Ксюша не знала, как лучше, просто она не могла больше оставаться в Метелице. После гибели Савелия, еще в первые месяцы своего вдовства, ей стало невмоготу в деревне — слишком многое ей здесь напоминало о муже: каждая мелочь в хате, во дворе; люди, с которыми он работал и дружил; сама Метелица, где они прожили восемь счастливых лет; полевые дороги и тропинки, истоптанные его ногами, — неутомимыми ногами колхозного агронома. Но пока жив был дед Антип и не приключилось беды с братом Тимофеем, ей и в голову не приходило куда-то уезжать. Теперь же совсем иное дело. Теперь, кроме болезненных воспоминаний, с Метелицей ее ничто не связывало. Могилки отца и матери? Так уезжает она не за тридевять земель — всего за двенадцать верст, в любой выходной сможет проведать. Родная хата? Но она только потому и считается родной, что в ней живут родные люди. А если никого не осталось?..
Дед Антип умер два месяца назад неожиданно. Приехал из Гомеля, прилег на лежанку и больше не встал.
В тот день Ксюша в конторе не задерживалась — торопилась домой, чтобы поскорее узнать, какие новости привез дед Антип из города. После того как осудили клеветника Захара, открывшего наконец свое бандитское нутро, должны были пересмотреть дело Тимофея и отпустить безвинного человека. За этим и ездил Антип в Гомель, к следователю.
Прибежала она домой и сразу — к деду.
— Ну как, батя?
— Што — как? — переспросил он будто спросонья.
— Съездил как, что следователь?
— Да вот… разберутся. Все добре. Это все временно, дочка, все пройдет. Неча убиваться…
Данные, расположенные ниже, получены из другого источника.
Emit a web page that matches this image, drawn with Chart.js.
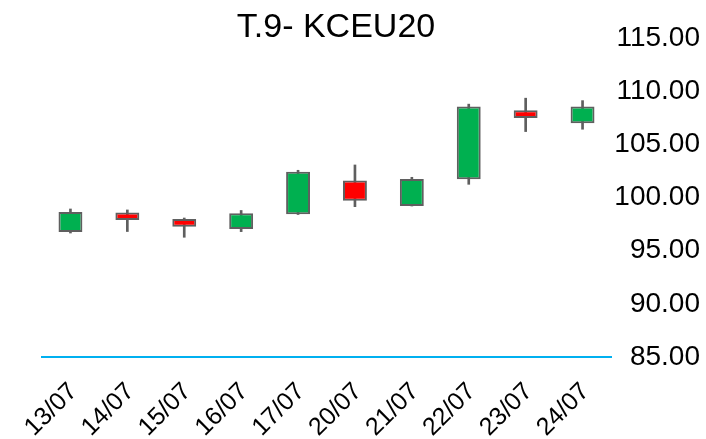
<!DOCTYPE html>
<html>
<head>
<meta charset="utf-8">
<script src="https://cdn.jsdelivr.net/npm/chart.js@4"></script>
<style>
  html, body { margin: 0; padding: 0; background: #fff; }
  #wrap { width: 706px; height: 439px; }
</style>
</head>
<body>
<div id="wrap"><canvas id="chart"></canvas></div>
<script>
const dates = ["13/07", "14/07", "15/07", "16/07", "17/07", "20/07", "21/07", "22/07", "23/07", "24/07"];
const opens = [96.76, 98.60, 97.98, 97.04, 98.42, 101.59, 99.20, 101.72, 108.20, 106.98];
const closes = [98.64, 97.89, 97.26, 98.52, 102.43, 99.70, 101.75, 108.55, 107.48, 108.55];
const highs = [98.92, 98.83, 98.07, 98.78, 102.56, 103.06, 101.90, 108.78, 109.34, 109.11];
const lows = [96.66, 96.80, 96.26, 96.79, 98.40, 99.14, 99.20, 101.24, 106.20, 106.42];
const yTicks = [85, 90, 95, 100, 105, 110, 115];

const bodies = dates.map((d, i) => [opens[i], closes[i]]);
const wicks = dates.map((d, i) => [lows[i], highs[i]]);
const bodyColors = dates.map((d, i) => closes[i] >= opens[i] ? "#00B050" : "#FF0000");

// title sits over the plot, not above it
const titlePlugin = {
  id: "overTitle",
  afterDraw(chart) {
    const ctx = chart.ctx;
    ctx.save();
    ctx.font = "34px 'Liberation Sans', Arial, sans-serif";
    ctx.fillStyle = "#000";
    ctx.textAlign = "center";
    ctx.textBaseline = "middle";
    ctx.fillText("T.9- KCEU20", 336, 28);
    ctx.restore();
  }
};

new Chart(document.getElementById("chart"), {
  type: "bar",
  data: {
    labels: dates,
    datasets: [
      {
        data: bodies,
        backgroundColor: bodyColors,
        borderColor: "#5f5f5f",
        borderWidth: 2,
        borderSkipped: false,
        barPercentage: 0.42,
        categoryPercentage: 1,
        grouped: false
      },
      {
        data: wicks,
        backgroundColor: "#5f5f5f",
        borderWidth: 0,
        barThickness: 2,
        grouped: false
      }
    ]
  },
  options: {
    responsive: true,
    maintainAspectRatio: false,
    animation: false,
    devicePixelRatio: 1,
    layout: { padding: { left: 42, top: 38, right: 6, bottom: 0 } },
    plugins: {
      legend: { display: false },
      tooltip: { enabled: false }
    },
    scales: {
      x: {
        grid: { display: false },
        border: { display: true, color: "#00B0F0", width: 2 },
        ticks: {
          color: "#000",
          font: { family: "'Liberation Sans', Arial, sans-serif", size: 25 },
          minRotation: 45,
          maxRotation: 45,
          padding: 12,
          labelOffset: 3
        },
        afterFit(scale) { scale.height = 82; }
      },
      y: {
        position: "right",
        min: 85,
        max: 115,
        grid: { display: false },
        border: { display: false },
        afterBuildTicks(scale) { scale.ticks = yTicks.map(v => ({ value: v })); },
        ticks: {
          color: "#000",
          crossAlign: "far",
          font: { family: "'Liberation Sans', Arial, sans-serif", size: 28 },
          callback: v => Number(v).toFixed(2)
        },
        afterFit(scale) { scale.width = 89; }
      }
    }
  },
  plugins: [titlePlugin]
});
</script>
</body>
</html>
Весть была обнадеживающей, но впервые с того времени, как забрали Тимофея, дед Антип говорил равнодушно и безучастно, не повернув головы, не оторвав взгляда от потолка, будто все это его не касалось, будто не он еще вчера метал громы и молнии по поводу несправедливого осуждения сына, грозился до Москвы дойти.